#### [Exercise]
A single run of lines is to be printed exactly: starting at the line with "Emit a web page" and ending at the line with "const dividers = [1, 2];", both included. Leave the pictures out.

----------------------------------------

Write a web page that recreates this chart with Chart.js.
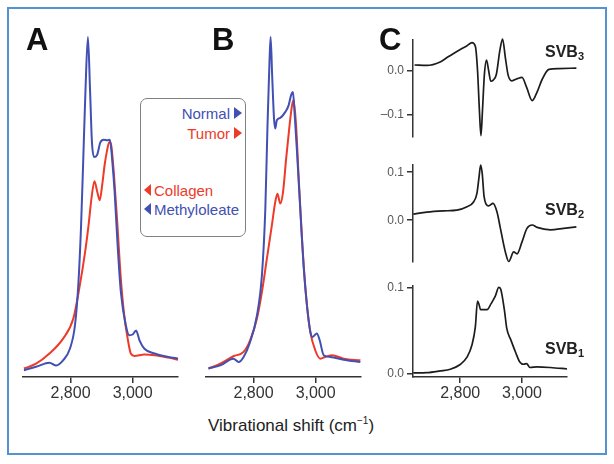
<!DOCTYPE html>
<html><head><meta charset="utf-8">
<script src="https://cdn.jsdelivr.net/npm/chart.js@4/dist/chart.umd.min.js"></script>
<style>
html,body{margin:0;padding:0;background:#fff;}
body{width:614px;height:464px;overflow:hidden;position:relative;font-family:"Liberation Sans",Arial,sans-serif;}
#frame{position:absolute;left:7px;top:7px;width:596px;height:444px;border:2px solid #5393d2;box-sizing:content-box;}
canvas{position:absolute;}
.t{position:absolute;white-space:nowrap;line-height:1;}
.panel{font-weight:bold;font-size:31px;color:#111;}
.svb{font-weight:bold;font-size:16px;color:#222;}
.svb sub{font-size:11px;vertical-align:-3px;}
#legend{position:absolute;left:140px;top:98px;width:106px;height:139px;box-sizing:border-box;border:1.5px solid #808080;border-radius:7px;background:#fff;}
.lg{font-size:15px;}
.tri{position:absolute;width:0;height:0;}
</style></head>
<body>
<div id="frame"></div>

<script>
// ---------- data ----------
const xTickValues = [2800, 3000];
const xTickLabels = ['2,800', '3,000'];

// Panel A
const aNormalX = [2650,2689,2732,2754,2776,2798,2814,2825,2834,2841,2848,2856,2863,2869,2876,2885,2896,2907,2918,2927,2934,2942,2951,2962,2978,2989,3000,3011,3022,3038,3071,3115,3146];
const aNormalY = [0.02,0.03,0.042,0.034,0.049,0.083,0.15,0.27,0.446,0.64,0.84,1.0,0.84,0.69,0.647,0.652,0.69,0.698,0.696,0.698,0.64,0.544,0.397,0.25,0.152,0.123,0.125,0.137,0.108,0.083,0.069,0.059,0.054];
const aTumorX = [2650,2689,2732,2776,2809,2830,2847,2858,2868,2877,2886,2894,2902,2910,2918,2925,2931,2940,2951,2962,2973,2984,2994,3005,3038,3071,3115,3146];
const aTumorY = [0.025,0.039,0.069,0.113,0.172,0.27,0.368,0.446,0.53,0.576,0.545,0.52,0.565,0.625,0.668,0.691,0.681,0.593,0.446,0.289,0.181,0.113,0.069,0.062,0.066,0.064,0.057,0.051];

// Panel B
const bNormalX = [2655,2693,2735,2752,2768,2789,2811,2827,2838,2845,2851,2855,2860,2866,2870,2875,2886,2902,2913,2921,2927,2932,2940,2951,2961,2972,2983,2990,3004,3013,3026,3047,3090,3144];
const bNormalY = [0.025,0.034,0.054,0.044,0.059,0.103,0.181,0.299,0.495,0.74,0.917,1.0,0.887,0.76,0.731,0.755,0.762,0.779,0.799,0.829,0.838,0.779,0.662,0.485,0.329,0.211,0.132,0.118,0.128,0.108,0.064,0.059,0.051,0.044];
const bTumorX = [2655,2693,2735,2768,2789,2811,2827,2843,2859,2870,2877,2886,2895,2905,2916,2924,2929,2937,2945,2956,2970,2983,2999,3015,3031,3053,3090,3144];
const bTumorY = [0.025,0.039,0.061,0.074,0.108,0.172,0.25,0.348,0.446,0.515,0.539,0.51,0.544,0.642,0.74,0.799,0.814,0.74,0.593,0.407,0.23,0.132,0.078,0.054,0.059,0.064,0.054,0.049];

// Panel C
const svb3X = [2652,2692,2735,2757,2789,2822,2838,2849,2856,2862,2867,2872,2878,2885,2892,2899,2906,2917,2928,2937,2946,2955,2967,2985,3000,3015,3033,3049,3065,3087,3120,3176];
const svb3Y = [0.013,0.012,0.02,0.03,0.044,0.057,0.064,0.055,0.0,-0.09,-0.148,-0.09,-0.01,0.024,0.0,-0.024,-0.022,-0.008,0.045,0.072,0.03,-0.01,-0.023,-0.018,-0.015,-0.038,-0.068,-0.048,-0.02,0.003,0.005,0.006];
const svb2X = [2648,2692,2746,2789,2822,2843,2854,2861,2866,2871,2877,2884,2892,2906,2919,2930,2946,2957,2973,2984,3000,3016,3033,3049,3092,3135,3176];
const svb2Y = [0.0126,0.017,0.0195,0.021,0.028,0.038,0.056,0.091,0.115,0.098,0.05,0.033,0.03,0.035,0.017,-0.017,-0.066,-0.086,-0.066,-0.07,-0.045,-0.017,-0.01,-0.015,-0.02,-0.017,-0.014];
const svb1X = [2648,2692,2735,2768,2800,2822,2838,2849,2856,2861,2866,2876,2887,2900,2914,2925,2931,2943,2951,2964,2979,2993,3006,3015,3026,3049,3092,3146];
const svb1Y = [0.0007,0.001,0.003,0.005,0.0105,0.019,0.033,0.054,0.084,0.08,0.074,0.074,0.074,0.081,0.09,0.1,0.098,0.074,0.052,0.039,0.025,0.0135,0.0108,0.0116,0.007,0.0077,0.007,0.0053];

const BLUE = '#4150b2';
const RED = '#ee3a29';
const FONT = '"Liberation Sans", Arial, sans-serif';

Chart.defaults.font.family = FONT;

function pts(xs, ys) { return xs.map((x, i) => ({x: x, y: ys[i]})); }
function fmtY(v) {
  if (Math.abs(v) < 1e-9) return '0.0';
  return v < 0 ? '\u2013' + Math.abs(v).toFixed(1) : v.toFixed(1);
}

function plot(c) {
  const padL = c.padL, padR = c.padR, padT = c.padT, padB = c.padB;
  const yW = c.yAxis ? 40 : 0;
  const xH = c.xAxis ? 30 : 0;
  const cv = document.createElement('canvas');
  cv.width = padL + yW + c.w + padR;
  cv.height = padT + c.h + xH + padB;
  cv.style.left = (c.left - padL - yW) + 'px';
  cv.style.top = (c.top - padT) + 'px';
  document.body.appendChild(cv);
  new Chart(cv, {
    type: 'line',
    data: {datasets: c.datasets.map(d => ({
      data: pts(d.x, d.y), borderColor: d.color, borderWidth: d.width || 2,
      pointRadius: 0, cubicInterpolationMode: 'monotone', clip: false, fill: false
    }))},
    options: {
      responsive: false, animation: false, devicePixelRatio: 1,
      layout: {padding: {left: padL, right: padR, top: padT, bottom: padB}},
      plugins: {legend: {display: false}, tooltip: {enabled: false}},
      events: [],
      scales: {
        x: {
          type: 'linear', min: c.xMin, max: c.xMax, display: !!c.xAxis, position: 'bottom',
          afterBuildTicks: s => { s.ticks = xTickValues.map(v => ({value: v})); },
          afterFit: s => { s.height = xH; },
          ticks: {
            autoSkip: false, maxRotation: 0, padding: 1, color: '#333',
            font: {family: FONT, size: 16},
            callback: v => xTickLabels[xTickValues.indexOf(v)]
          },
          grid: {drawOnChartArea: false, drawTicks: true, tickLength: 6, color: '#333', lineWidth: 1.5},
          border: {display: true, color: '#333', width: 1.5}
        },
        y: {
          type: 'linear', min: c.yMin, max: c.yMax, display: !!c.yAxis, position: 'left',
          afterBuildTicks: s => { if (c.yTicks) s.ticks = c.yTicks.map(v => ({value: v})); },
          afterFit: s => { s.width = yW; },
          ticks: {padding: 3, color: '#555', font: {family: FONT, size: 12}, callback: v => fmtY(v)},
          grid: {drawOnChartArea: false, drawTicks: true, tickLength: 6, color: '#333', lineWidth: 1.5},
          border: {display: true, color: '#333', width: 1.5}
        }
      }
    }
  });
}

// Panel A
plot({left: 23, top: 37, w: 155, h: 340, padL: 6, padR: 6, padT: 6, padB: 2,
  xMin: 2647, xMax: 3146, yMin: 0, yMax: 1, xAxis: true,
  datasets: [{x: aNormalX, y: aNormalY, color: BLUE}, {x: aTumorX, y: aTumorY, color: RED}]});
// Panel B
plot({left: 206, top: 37, w: 155, h: 340, padL: 6, padR: 6, padT: 6, padB: 2,
  xMin: 2647, xMax: 3146, yMin: 0, yMax: 1, xAxis: true,
  datasets: [{x: bNormalX, y: bNormalY, color: BLUE}, {x: bTumorX, y: bTumorY, color: RED}]});
// Panel C
plot({left: 413, top: 40, w: 164, h: 97, padL: 2, padR: 6, padT: 14, padB: 14,
  xMin: 2647, xMax: 3178, yMin: -0.151, yMax: 0.070, yAxis: true, yTicks: [0, -0.1],
  datasets: [{x: svb3X, y: svb3Y, color: '#1c1c1c', width: 1.7}]});
plot({left: 413, top: 165, w: 164, h: 97, padL: 2, padR: 6, padT: 14, padB: 14,
  xMin: 2647, xMax: 3178, yMin: -0.087, yMax: 0.115, yAxis: true, yTicks: [0.1, 0],
  datasets: [{x: svb2X, y: svb2Y, color: '#1c1c1c', width: 1.7}]});
plot({left: 413, top: 286, w: 154, h: 91, padL: 2, padR: 6, padT: 14, padB: 2,
  xMin: 2647, xMax: 3146, yMin: -0.004, yMax: 0.1015, yAxis: true, xAxis: true, yTicks: [0.1, 0],
  datasets: [{x: svb1X, y: svb1Y, color: '#1c1c1c', width: 1.7}]});
</script>

<div class="t panel" style="left:26px;top:24px;">A</div>
<div class="t panel" style="left:212px;top:24px;">B</div>
<div class="t panel" style="left:379px;top:24px;">C</div>

<div id="legend"></div>
<div class="t lg" style="right:384px;top:106px;color:#4150b2;">Normal</div>
<div class="tri" style="left:234px;top:107px;border-top:6.5px solid transparent;border-bottom:6.5px solid transparent;border-left:8px solid #4150b2;"></div>
<div class="t lg" style="right:384px;top:126px;color:#ee3a29;">Tumor</div>
<div class="tri" style="left:234px;top:127px;border-top:6.5px solid transparent;border-bottom:6.5px solid transparent;border-left:8px solid #ee3a29;"></div>
<div class="tri" style="left:144px;top:184px;border-top:6.5px solid transparent;border-bottom:6.5px solid transparent;border-right:7px solid #ee3a29;"></div>
<div class="t lg" style="left:154px;top:183px;color:#ee3a29;">Collagen</div>
<div class="tri" style="left:144px;top:203px;border-top:6.5px solid transparent;border-bottom:6.5px solid transparent;border-right:7px solid #4150b2;"></div>
<div class="t lg" style="left:154px;top:202px;color:#4150b2;">Methyloleate</div>

<div class="t svb" style="left:545px;top:44px;">SVB<sub>3</sub></div>
<div class="t svb" style="left:545px;top:202px;">SVB<sub>2</sub></div>
<div class="t svb" style="left:545px;top:341px;">SVB<sub>1</sub></div>

<div class="t" style="left:208px;top:416px;font-size:17px;color:#222;">Vibrational shift (cm<sup style="font-size:10px;vertical-align:7px;">&minus;1</sup>)</div>
</body></html>
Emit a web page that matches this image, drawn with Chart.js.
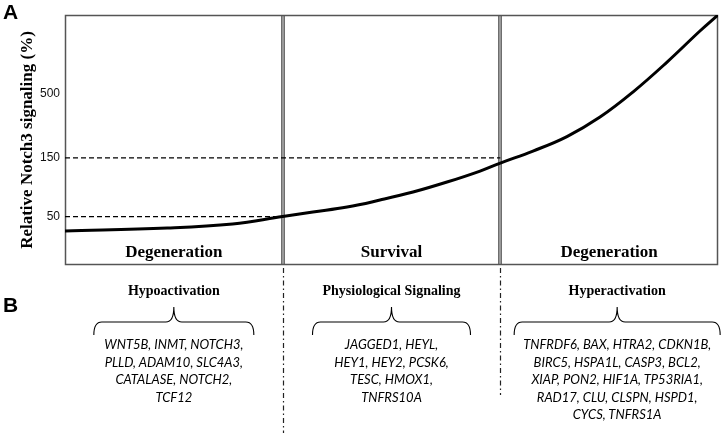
<!DOCTYPE html>
<html>
<head>
<meta charset="utf-8">
<script src="https://cdn.jsdelivr.net/npm/chart.js@4"></script>
<style>
  html, body { margin: 0; padding: 0; background: #fff; }
  #wrap { position: relative; width: 726px; height: 433px; overflow: hidden; }
  canvas { position: absolute; left: 0; top: 0; }
  .lbl { position: absolute; white-space: nowrap; color: #000; }
  .panel { font: bold 21px 'Liberation Sans', Arial, sans-serif; }
  .phase { font: bold 17px 'Liberation Serif', serif; transform: translate(-50%, -50%); }
  .act { font: bold 14px 'Liberation Serif', serif; transform: translate(-50%, -50%); }
  .genes { font: italic 13px Lato, sans-serif; line-height: 17.5px; text-align: center; transform: translateX(-50%); }
</style>
</head>
<body>
<div id="wrap">
  <canvas id="notch" width="726" height="433"></canvas>
</div>
<script>
// panel A: Notch3 signaling curve across three phases
const phases = ['Degeneration', 'Survival', 'Degeneration'];
const curveX = [0, 0.47, 0.77, 1.0, 1.139, 1.296, 1.447, 1.599, 1.755, 1.907, 2.0, 2.15, 2.306, 2.458, 2.609, 2.766, 2.917, 3.0];
const curveY = [38.1, 40.3, 43.5, 50, 54.4, 59.7, 68.1, 79.1, 95.4, 117.2, 136.1, 170.4, 223.5, 322, 514, 901, 1611, 2174];
const yTicks = [50, 150, 500];
const thresholds = [50, 150];
const thresholdEnds = [1, 2];
const dividers = [1, 2];

// panel B: gene groups
const activation = ['Hypoactivation', 'Physiological Signaling', 'Hyperactivation'];
const genes = [
  ['WNT5B', 'INMT', 'NOTCH3', 'PLLD', 'ADAM10', 'SLC4A3', 'CATALASE', 'NOTCH2', 'TCF12'],
  ['JAGGED1', 'HEYL', 'HEY1', 'HEY2', 'PCSK6', 'TESC', 'HMOX1', 'TNFRS10A'],
  ['TNFRDF6', 'BAX', 'HTRA2', 'CDKN1B', 'BIRC5', 'HSPA1L', 'CASP3', 'BCL2', 'XIAP', 'PON2',
   'HIF1A', 'TP53RIA1', 'RAD17', 'CLU', 'CLSPN', 'HSPD1', 'CYCS', 'TNFRS1A']
];
const perLine = [[3, 3, 2, 1], [2, 3, 2, 1], [4, 4, 4, 4, 2]];

// layout bits (not data)
const braceHalf = [80, 79, 103];
const braceShift = [0, 0, 8];
const dashDotEnd = [433, 395];

const frame = {
  id: 'frame',
  beforeDatasetsDraw(chart) {
    const { ctx, chartArea: a, scales: { x } } = chart;
    ctx.save();
    // phase dividers (double grey line)
    dividers.forEach(d => {
      const px = Math.round(x.getPixelForValue(d));
      ctx.fillStyle = '#6e6e6e';
      ctx.fillRect(px - 2, a.top, 4, a.bottom - a.top);
      ctx.fillStyle = '#c4c4c4';
      ctx.fillRect(px - 0.5, a.top, 1, a.bottom - a.top);
    });
    ctx.strokeStyle = '#555';
    ctx.lineWidth = 1.5;
    ctx.strokeRect(a.left + 0.5, a.top + 0.5, a.right - a.left - 1, a.bottom - a.top - 1);
    ctx.restore();
  },
  afterDraw(chart) {
    const { ctx, chartArea: a, scales: { x } } = chart;
    ctx.save();
    // dash-dot continuation of dividers
    ctx.strokeStyle = '#222';
    ctx.lineWidth = 1.2;
    ctx.setLineDash([5, 3, 1.5, 3]);
    dividers.forEach((d, i) => {
      const px = Math.round(x.getPixelForValue(d)) + 0.5;
      ctx.beginPath();
      ctx.moveTo(px, a.bottom + 3);
      ctx.lineTo(px, dashDotEnd[i]);
      ctx.stroke();
    });
    // braces
    ctx.setLineDash([]);
    ctx.lineWidth = 1.1;
    ctx.strokeStyle = '#000';
    phases.forEach((p, i) => {
      const c = x.getPixelForValue(i + 0.5) + braceShift[i];
      const L = c - braceHalf[i], R = c + braceHalf[i], y = 322;
      ctx.beginPath();
      ctx.moveTo(L, 335);
      ctx.quadraticCurveTo(L, y, L + 8, y);
      ctx.lineTo(c - 8, y);
      ctx.quadraticCurveTo(c, y, c, 307);
      ctx.quadraticCurveTo(c, y, c + 8, y);
      ctx.lineTo(R - 8, y);
      ctx.quadraticCurveTo(R, y, R, 335);
      ctx.stroke();
    });
    ctx.restore();
  }
};

const datasets = [{
  data: curveX.map((v, i) => ({ x: v, y: curveY[i] })),
  borderColor: '#000',
  borderWidth: 3,
  pointRadius: 0,
  tension: 0.4
}];
thresholds.forEach((t, i) => {
  datasets.push({
    data: [{ x: 0, y: t }, { x: thresholdEnds[i], y: t }],
    borderColor: '#000',
    borderWidth: 1.2,
    borderDash: [5, 3],
    pointRadius: 0
  });
});

const chart = new Chart(document.getElementById('notch'), {
  type: 'line',
  data: { datasets },
  options: {
    responsive: false,
    animation: false,
    events: [],
    layout: { padding: { left: 0, top: 15, right: 8, bottom: 168 } },
    plugins: { legend: { display: false }, tooltip: { enabled: false } },
    scales: {
      x: { type: 'linear', min: 0, max: 3, display: false },
      y: {
        type: 'logarithmic',
        min: 20.2,
        max: 2174,
        afterBuildTicks: s => { s.ticks = yTicks.map(v => ({ value: v })); },
        afterFit: s => { s.width = 65; },
        grid: { display: false, drawTicks: false },
        border: { display: false },
        ticks: {
          color: '#111',
          autoSkip: false,
          padding: 5,
          font: { family: 'Liberation Sans', size: 12 },
          callback: v => String(v)
        },
        title: {
          display: true,
          text: 'Relative Notch3 signaling (%)',
          color: '#000',
          font: { family: 'Liberation Serif', size: 17, weight: 'bold' },
          padding: { top: 17, bottom: 0 }
        }
      }
    }
  },
  plugins: [frame]
});

// text labels placed with the chart's own x scale
const wrap = document.getElementById('wrap');
function addLabel(cls, text, left, top) {
  const el = document.createElement('div');
  el.className = 'lbl ' + cls;
  el.innerHTML = text;
  el.style.left = left + 'px';
  el.style.top = top + 'px';
  wrap.appendChild(el);
}
addLabel('panel', 'A', 3, 0);
addLabel('panel', 'B', 3, 293);
const xs = chart.scales.x;
const bottom = chart.chartArea.bottom;
phases.forEach((p, i) => {
  const c = xs.getPixelForValue(i + 0.5);
  addLabel('phase', p, c, bottom - 13);
  addLabel('act', activation[i], c + braceShift[i], 291);
  const lines = [];
  let k = 0;
  perLine[i].forEach(n => {
    const part = genes[i].slice(k, k + n);
    k += n;
    lines.push(part.join(', ') + (k < genes[i].length ? ',' : ''));
  });
  addLabel('genes', lines.join('<br>'), c + braceShift[i], 336);
});
</script>
</body>
</html>
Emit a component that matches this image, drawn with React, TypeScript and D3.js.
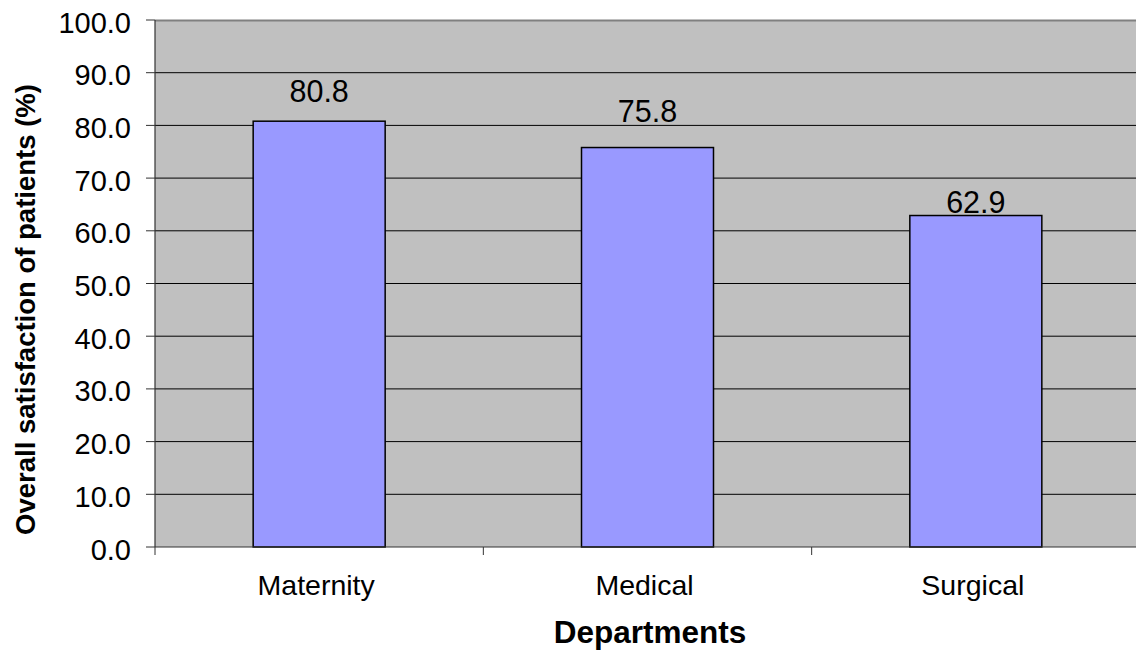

----------------------------------------

#### [Full solution]
Emit a web page that matches this image, drawn with Chart.js.
<!DOCTYPE html>
<html>
<head>
<meta charset="utf-8">
<script src="https://cdn.jsdelivr.net/npm/chart.js@4"></script>
<style>
  html, body { margin: 0; padding: 0; background: #fff; }
  #wrap { position: relative; width: 726px; height: 433px; overflow: hidden; }
  canvas { position: absolute; left: 0; top: 0; }
  .lbl { position: absolute; white-space: nowrap; color: #000; }
  .panel { font: bold 21px 'Liberation Sans', Arial, sans-serif; }
  .phase { font: bold 17px 'Liberation Serif', serif; transform: translate(-50%, -50%); }
  .act { font: bold 14px 'Liberation Serif', serif; transform: translate(-50%, -50%); }
  .genes { font: italic 13px Lato, sans-serif; line-height: 17.5px; text-align: center; transform: translateX(-50%); }
</style>
</head>
<body>
<div id="wrap">
  <canvas id="notch" width="726" height="433"></canvas>
</div>
<script>
// panel A: Notch3 signaling curve across three phases
const phases = ['Degeneration', 'Survival', 'Degeneration'];
const curveX = [0, 0.47, 0.77, 1.0, 1.139, 1.296, 1.447, 1.599, 1.755, 1.907, 2.0, 2.15, 2.306, 2.458, 2.609, 2.766, 2.917, 3.0];
const curveY = [38.1, 40.3, 43.5, 50, 54.4, 59.7, 68.1, 79.1, 95.4, 117.2, 136.1, 170.4, 223.5, 322, 514, 901, 1611, 2174];
const yTicks = [50, 150, 500];
const thresholds = [50, 150];
const thresholdEnds = [1, 2];
const dividers = [1, 2];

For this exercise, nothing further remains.